Data Analyst Intern at Bluebono

Overview

At Bluebono, I designed and implemented a comprehensive loan-to-value estimation and market-score evaluation pipeline for residential properties. This project covered the full data science lifecycle from project scoping and data acquisition to model deployment.

Key Contributions

Data Acquisition & Vendor Management

Directed dataset acquisition efforts by:

Evaluating multiple data vendors and their offerings
Negotiating contracts for optimal pricing and data access
Integrating a real-time data feed from the California Regional Multiple Listing Service (CRMLS) via the Trestle API

This established a reliable, up-to-date data pipeline for property information across California.

Large-Scale Data Engineering

Engineered and processed a massive dataset consisting of:

11.3 million property records
1,000+ market features per property

This required building robust ETL pipelines capable of handling data at scale while maintaining data quality and consistency.

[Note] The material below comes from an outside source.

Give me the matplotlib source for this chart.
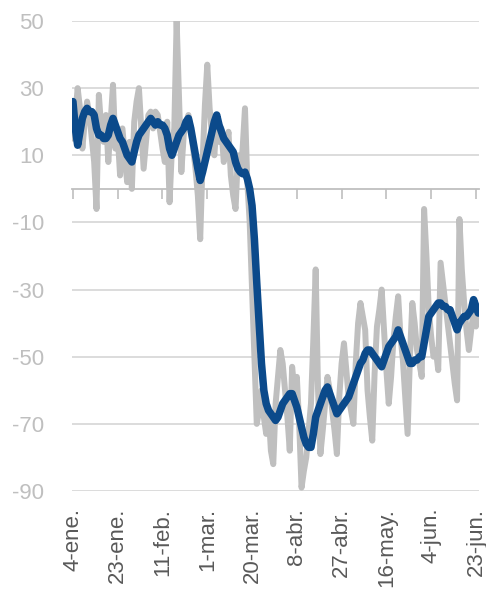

Feature Engineering & Dimensionality Reduction

Applied unsupervised feature clustering techniques to:

Group highly correlated variables together
Reduce dimensionality by 65%
Improve model interpretability without sacrificing predictive power

This approach made the resulting models more explainable for business stakeholders while maintaining strong performance.

Technical Stack

Data Processing: Python, Pandas, SQL
APIs: Trestle API (CRMLS)
ML Techniques: Unsupervised Clustering, Feature Selection
Scale: 11.3M+ records, 1000+ features

Impact

The pipeline I built enables Bluebono to provide accurate property valuations and market scores, helping clients make informed decisions in the competitive California real estate market.